Outside Utah • Out-of-state observers were largely upbeat about the campaign's impact on Mormonism's image, especially in boosting awareness about its teachings and practices.

"Sure, there is a hard core of anti-Mormons on both the left and the right whose views will not change. But, for the many Americans who had only a shadowy idea of what Mormons are like and what we believe, his candidacy has been eye-opening," said Lowell Brown, an LDS attorney in California who has written about Romney since 2005 at Article VI blog. "Certainly not every Mormon is like Mitt Romney, and not every Mormon family is like his — far from it.  But what he and his family aspire to be is admirable to most people, and, more importantly, they are not weird."

The campaign has served to dispel stereotypes, said John Schroeder, Brown's fellow Article VI blogger and a Presbyterian elder.

Americans "have discovered that the average modern Mormon is not a guy in a cutaway coat with mutton-chop sideburns surrounded by a lot of wives and even more kids," Schroeder wrote in an email. "They have learned that, by and large, the average Mormon is pretty much the same person they are."

This political season hasn't, however, bridged "the theological gaps between Mormonism and other Christian expressions," he said, "nor, frankly, should it have — presidential campaigns are not theological battlegrounds."

Romney's high profile has spawned more interfaith conversations and more accurate reporting on the church, LDS writer Jana Riess said from the battleground state of Ohio.

"Non-Mormons in Cincinnati sometimes seem surprised to learn that there are Mormons right here in our city (and have been since the 19th century)," Riess wrote in an email. "They ask where our buildings are and want to know why they haven't heard of us before. Mormons have been featured more prominently (and I would say more positively) in the news here in Ohio than I have seen in the past."

A side benefit, she said, is that outsiders have discovered Mormonism is not monolithic.

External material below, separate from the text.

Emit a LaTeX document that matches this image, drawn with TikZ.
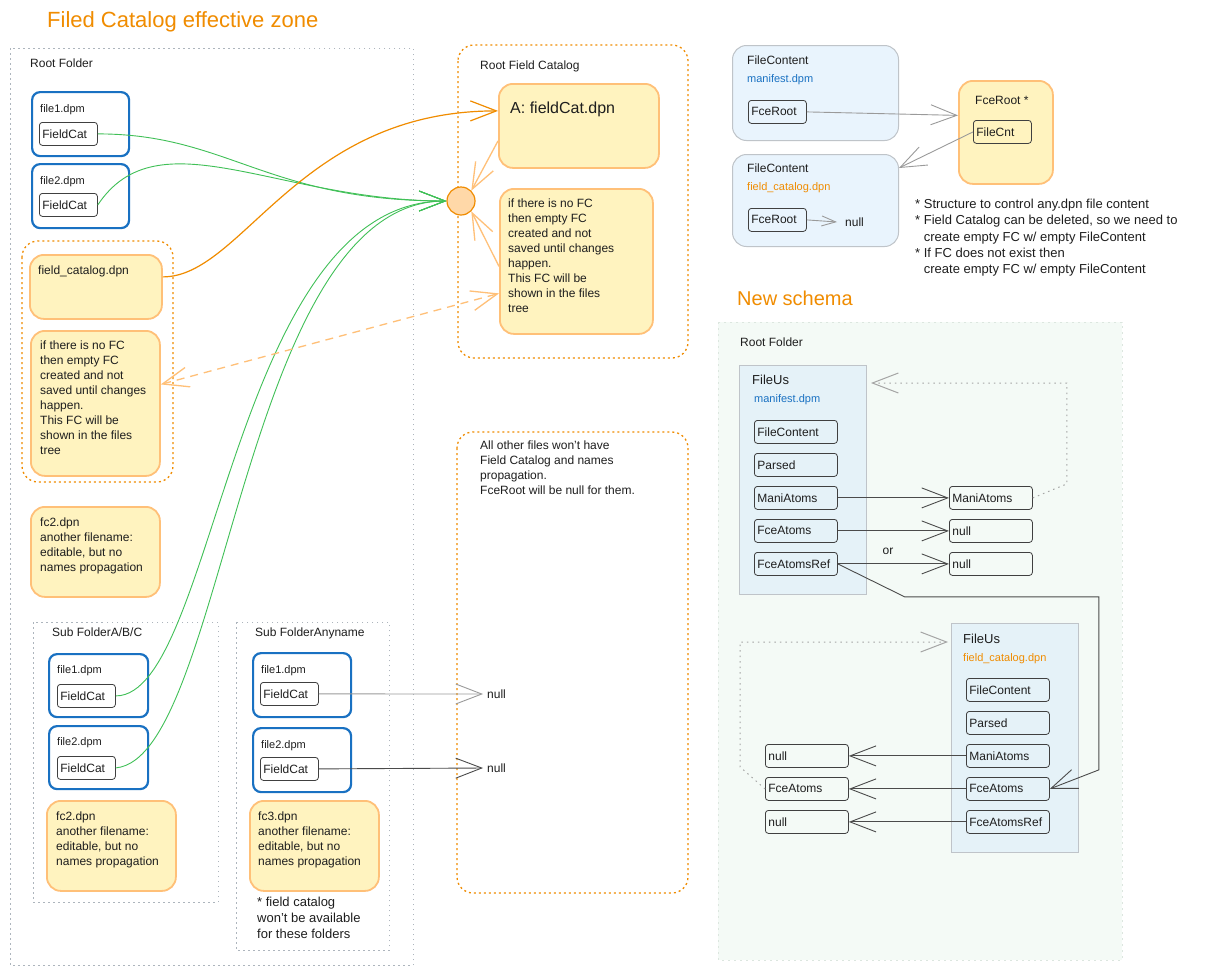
\documentclass[tikz,border=0pt]{standalone}
\usepackage{fontspec}
\setmainfont{Liberation Sans}
\usetikzlibrary{positioning, arrows.meta, calc}

\definecolor{ink}{HTML}{1E1E1E}
\definecolor{zone}{HTML}{F08C00}
\definecolor{notefill}{HTML}{FFF3BF}
\definecolor{notedraw}{HTML}{FFC078}
\definecolor{fileblue}{HTML}{1971C2}
\definecolor{linkgreen}{HTML}{40C057}
\definecolor{paleblue}{HTML}{E9F4FD}
\definecolor{usblue}{HTML}{E5F2F8}
\definecolor{grayline}{HTML}{BFC4C9}
\definecolor{frame}{HTML}{ADB5BD}
\definecolor{schemabg}{HTML}{F4FAF6}
\definecolor{schemaline}{HTML}{DCE6DF}
\definecolor{hubfill}{HTML}{FFD8A8}

\tikzset{
  txt/.style={font=\fontsize{12}{15}\selectfont, text=ink, align=left, inner sep=0pt, anchor=north west},
  title/.style={font=\fontsize{20}{24}\selectfont, text=zone, inner sep=0pt, anchor=west},
  folder/.style={draw=frame, dash pattern=on 1.5pt off 3.5pt, line width=0.9pt},
  zonebox/.style={draw=zone, dash pattern=on 2pt off 3pt, line width=1.3pt, rounded corners=16pt},
  filebox/.style={draw=fileblue, line width=2.2pt, rounded corners=8pt, anchor=north west, inner sep=0pt},
  notebox/.style={draw=notedraw, fill=notefill, line width=1.8pt, rounded corners=14pt, anchor=north west, inner sep=0pt},
  contentbox/.style={draw=grayline, fill=paleblue, line width=1pt, rounded corners=14pt, anchor=north west, inner sep=0pt},
  usbox/.style={draw=grayline, fill=usblue, line width=1pt, anchor=north west, inner sep=0pt},
  cell/.style={draw=ink!85, line width=0.8pt, rounded corners=3pt, anchor=north west,
    font=\fontsize{12}{14}\selectfont, text=ink, inner xsep=3pt, inner ysep=0pt,
    minimum height=23pt, text width=#1, align=left},
  cell/.default=52pt,
  hub/.style={circle, draw=zone, fill=hubfill, line width=1.2pt, minimum size=28pt, inner sep=0pt},
  barb/.style={-{Straight Barb[length=26pt,width=20pt]}},
  smallbarb/.style={-{Straight Barb[length=14pt,width=10pt]}},
  greenlink/.style={barb, draw=linkgreen, line width=0.9pt},
  orangelink/.style={barb, draw=zone, line width=1.2pt},
  softlink/.style={barb, draw=notedraw, line width=1.3pt},
  graylink/.style={barb, draw=ink!45, line width=0.9pt},
  darklink/.style={barb, draw=ink!80, line width=0.9pt},
  dotlink/.style={barb, draw=ink!40, dash pattern=on 1.5pt off 4pt, line width=1pt}
}

\begin{document}
\begin{tikzpicture}[x=1pt, y=-1pt]
  \fill[white] (0,0) rectangle (1227,975);
  \useasboundingbox (0,0) rectangle (1227,975);

  % ---- Filed Catalog effective zone ----
  \node[title, font=\fontsize{22}{26}\selectfont] (ttl) at (47,22) {Filed Catalog effective zone};
  \draw[folder] (10,48) rectangle (413,965); % root folder
  \node[txt] (rootlbl) at (30,59) {Root Folder};

  \node[filebox, minimum width=97pt, minimum height=64pt] (file1) at (31,91) {};
  \node[txt, font=\fontsize{11}{13}\selectfont] (file1lbl) at (40,104) {file1.dpm};
  \node[cell] (fc1) at (39,122) {FieldCat};
  \node[filebox, minimum width=97pt, minimum height=64pt] (file2) at (31,163) {};
  \node[txt, font=\fontsize{11}{13}\selectfont] (file2lbl) at (40,176) {file2.dpm};
  \node[cell] (fc2) at (39,193) {FieldCat};

  \draw[zonebox] (22,241) rectangle (173,482);
  \node[notebox, minimum width=132pt, minimum height=64pt] (fcat) at (29,254) {};
  \node[txt] (fcatlbl) at (38,266) {field\_catalog.dpn};
  \node[notebox, minimum width=129pt, minimum height=145pt] (fnote) at (30,330) {};
  \node[txt] (fnotelbl) at (40,341) {if there is no FC\\then empty FC\\created and not\\saved until changes\\happen.\\This FC will be\\shown in the files\\tree};

  \node[notebox, minimum width=129pt, minimum height=90pt] (fcx) at (30,506) {};
  \node[txt] (fcxlbl) at (40,518) {fc2.dpn\\another filename:\\editable, but no\\names propagation};

  % sub folders
  \draw[folder] (33,622) rectangle (218,902);
  \node[txt] (sublbl) at (52,628) {Sub FolderA/B/C};
  \node[filebox, minimum width=99pt, minimum height=63pt] (sfile1) at (48,653) {};
  \node[txt, font=\fontsize{11}{13}\selectfont] (sfile1lbl) at (57,665) {file1.dpm};
  \node[cell] (sfc1) at (57,684) {FieldCat};
  \node[filebox, minimum width=99pt, minimum height=63pt] (sfile2) at (48,725) {};
  \node[txt, font=\fontsize{11}{13}\selectfont] (sfile2lbl) at (57,737) {file2.dpm};
  \node[cell] (sfc2) at (57,756) {FieldCat};
  \node[notebox, minimum width=129pt, minimum height=90pt] (sfcx) at (46,800) {};
  \node[txt] (sfcxlbl) at (56,812) {fc2.dpn\\another filename:\\editable, but no\\names propagation};

  \draw[folder] (236,622) rectangle (389,950);
  \node[txt] (anylbl) at (255,628) {Sub FolderAnyname};
  \node[filebox, minimum width=98pt, minimum height=64pt] (afile1) at (252,652) {};
  \node[txt, font=\fontsize{11}{13}\selectfont] (afile1lbl) at (261,665) {file1.dpm};
  \node[cell] (afc1) at (260,682) {FieldCat};
  \node[filebox, minimum width=98pt, minimum height=64pt] (afile2) at (252,727) {};
  \node[txt, font=\fontsize{11}{13}\selectfont] (afile2lbl) at (261,740) {file2.dpm};
  \node[cell] (afc2) at (260,757) {FieldCat};
  \node[notebox, minimum width=129pt, minimum height=90pt] (afcx) at (249,800) {};
  \node[txt] (afcxlbl) at (258,812) {fc3.dpn\\another filename:\\editable, but no\\names propagation};
  \node[txt, font=\fontsize{13}{16}\selectfont] (anynote) at (257,897) {* field catalog\\won't be available\\for these folders};

  % root field catalog
  \draw[zonebox] (458,45) rectangle (688,358);
  \node[txt] (rfclbl) at (480,61) {Root Field Catalog};
  \node[notebox, minimum width=160pt, minimum height=84pt] (rootfc) at (498,83) {};
  \node[txt, font=\fontsize{16}{19}\selectfont] (rootfclbl) at (510,102) {A: fieldCat.dpn};
  \node[hub] (hub) at (461,201) {};
  \node[notebox, minimum width=153pt, minimum height=145pt] (rnote) at (499,188) {};
  \node[txt] (rnotelbl) at (508,199) {if there is no FC\\then empty FC\\created and not\\saved until changes\\happen.\\This FC will be\\shown in the files\\tree};

  \draw[zonebox] (457,432) rectangle (688,893);
  \node[txt] (otherlbl) at (480,441) {All other files won't have\\Field Catalog and names\\propagation.\\FceRoot will be null for them.};
  \node[txt, anchor=west] (nullA) at (487,694) {null};
  \node[txt, anchor=west] (nullB) at (487,768) {null};

  % ---- file content structure ----
  \node[contentbox, minimum width=166pt, minimum height=95pt] (fcm) at (732,45) {};
  \node[txt] (fcmlbl) at (747,56) {FileContent};
  \node[txt, font=\fontsize{11}{13}\selectfont, text=fileblue] (fcmname) at (747,74) {manifest.dpm};
  \node[cell] (cr1) at (748,100) {FceRoot};
  \node[contentbox, minimum width=166pt, minimum height=92pt] (fcf) at (732,154) {};
  \node[txt] (fcflbl) at (747,164) {FileContent};
  \node[txt, font=\fontsize{11}{13}\selectfont, text=zone] (fcfname) at (747,182) {field\_catalog.dpn};
  \node[cell] (cr2) at (748,208) {FceRoot};
  \node[txt, anchor=west] (nullC) at (845,222) {null};
  \node[notebox, minimum width=94pt, minimum height=103pt] (froot) at (958,80) {};
  \node[txt] (frootlbl) at (975,96) {FceRoot *};
  \node[cell] (fcnt) at (973,120) {FileCnt};
  \node[txt, font=\fontsize{13}{16.3}\selectfont] (notes) at (915,199) {* Structure to control any.dpn file content\\* Field Catalog can be deleted, so we need to\\\phantom{* }create empty FC w/ empty FileContent\\* If FC does not exist then\\\phantom{* }create empty FC w/ empty FileContent};

  % ---- New schema ----
  \node[title] (newttl) at (737,298) {New schema};
  \draw[fill=schemabg, draw=schemaline, dash pattern=on 2pt off 4pt, line width=0.9pt] (718,322) rectangle (1122,960);
  \node[txt] (nsroot) at (740,338) {Root Folder};

  \node[usbox, minimum width=127pt, minimum height=229pt] (fu1) at (739,365) {};
  \node[txt, font=\fontsize{13}{15}\selectfont] (fu1lbl) at (752,375) {FileUs};
  \node[txt, font=\fontsize{11}{13}\selectfont, text=fileblue] (fu1name) at (754,394) {manifest.dpm};
  \node[cell=77pt] (m1) at (754,420) {FileContent};
  \node[cell=77pt] (m2) at (754,453) {Parsed};
  \node[cell=77pt] (m3) at (754,486) {ManiAtoms};
  \node[cell=77pt] (m4) at (754,519) {FceAtoms};
  \node[cell=77pt] (m5) at (754,552) {FceAtomsRef};
  \node[cell=77pt] (r1) at (949,486) {ManiAtoms};
  \node[cell=77pt] (r2) at (949,519) {null};
  \node[cell=77pt] (r3) at (949,552) {null};
  \node[txt, anchor=center] (orlbl) at (888,551) {or};

  \node[usbox, minimum width=127pt, minimum height=229pt] (fu2) at (951,623) {};
  \node[txt, font=\fontsize{13}{15}\selectfont] (fu2lbl) at (963,634) {FileUs};
  \node[txt, font=\fontsize{11}{13}\selectfont, text=zone] (fu2name) at (963,653) {field\_catalog.dpn};
  \node[cell=77pt] (n1) at (966,678) {FileContent};
  \node[cell=77pt] (n2) at (966,711) {Parsed};
  \node[cell=77pt] (n3) at (966,744) {ManiAtoms};
  \node[cell=77pt] (n4) at (966,777) {FceAtoms};
  \node[cell=77pt] (n5) at (966,810) {FceAtomsRef};
  \node[cell=77pt] (l1) at (765,744) {null};
  \node[cell=77pt] (l2) at (765,777) {FceAtoms};
  \node[cell=77pt] (l3) at (765,810) {null};

  % ---- connectors ----
  \draw[greenlink] (fc1.east) .. controls +(130,0) and +(-180,0) .. (hub.west);
  \draw[greenlink] (fc2.east) .. controls +(60,-90) and +(-170,0) .. (hub.west);
  \draw[greenlink] (sfc1.east) .. controls +(100,0) and +(-215,0) .. (hub.west);
  \draw[greenlink] (sfc2.east) .. controls +(110,-10) and +(-205,0) .. (hub.west);
  \draw[orangelink] ([yshift=10pt]fcat.east) .. controls +(80,0) and +(-200,0) .. ([yshift=15pt]rootfc.west);
  \draw[softlink] ([yshift=-15pt]rootfc.west) -- (hub.north east);
  \draw[softlink] ([yshift=-5pt]rnote.west) -- (hub.south east);
  \draw[softlink, {Straight Barb[length=26pt,width=20pt]}-{Straight Barb[length=26pt,width=20pt]}, dash pattern=on 8pt off 6pt]
    ([yshift=19pt]fnote.east) -- ([yshift=-32pt]rnote.west);
  \draw[graylink] (afc1.east) -- ([xshift=-4pt]nullA.west);
  \draw[darklink] (afc2.east) -- ([xshift=-4pt]nullB.west);

  \draw[graylink] (cr1.east) -- ([yshift=17pt]froot.west);
  \draw[graylink] (fcnt.west) -- ([yshift=-14pt]fcf.north east);
  \draw[graylink, smallbarb] (cr2.east) -- ([xshift=-8pt]nullC.west);

  \draw[darklink] (m3.east) -- (r1.west);
  \draw[darklink] (m4.east) -- (r2.west);
  \draw[darklink] (m5.east) -- (r3.west);
  \draw[dotlink] (r1.east) -- ++(34,-14) |- ([xshift=4pt,yshift=-18pt]fu1.north east);
  \draw[darklink] (m5.east) -- ++(67,33) -- ++(194,0) -- ++(0,173) -- (n4.east);
  \draw[darklink] (n3.west) -- (l1.east);
  \draw[darklink] (n4.west) -- (l2.east);
  \draw[darklink] (n5.west) -- (l3.east);
  \draw[dotlink] (l2.west) -- ++(-25,-22) |- ([xshift=-3pt,yshift=-19pt]fu2.north west);
\end{tikzpicture}
\end{document}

"It was politically ugly to have Mitt Romney and fellow Mormon Harry Reid [a Democrat] throwing accusations at each other in the campaign, but in the long run I think it sends a good message to America," said Riess, on record as an Obama backer. "People can be orthodox, active Latter-day Saints and have very different views on politics."


After the voting • Kristine Haglund, editor of Dialogue: A Journal of Mormon Thought, sees such publicity as helping Mormonism as it grows in the 21st century.

"The fact that diversity, in forms like 'Mormons for Obama,' Mormons marching in pride parades and a liberal feminist Mormon appearing on the 'Daily Show' has, on the whole, been positive for the church's image," Haglund said, "and may make it a little easier for those used to central control and monolithic messaging to allow that adaptation to move forward."

The longer term benefit for the LDS Church may be the news media's increased interest, said David Campbell, an LDS political scientist at the University of Notre Dame.

"A lot of reporters have had a lot of conversations with Mormons and learned a lot about Mormonism that they would not otherwise have learned," Campbell said. "I suspect we will see a lot more coverage going forward and, for the most part, it will be positive."

Joanna Brooks, a Mormon writer and scholar in San Diego, isn't sure Romney's campaign has had any effect at all.

In the past few months, Brooks has given lectures across the country and still finds an astonishing amount of misinformation about Romney's church. She routinely asks audience members basic questions about how many Mormons there are and whether they celebrate Easter. Few know.

"Romney's reluctance to talk about his faith has fostered disinterest in his listeners," Brooks said. "We are not moving the needle any on public interest in Mormonism."

That may change after Election Day if there's a President Romney.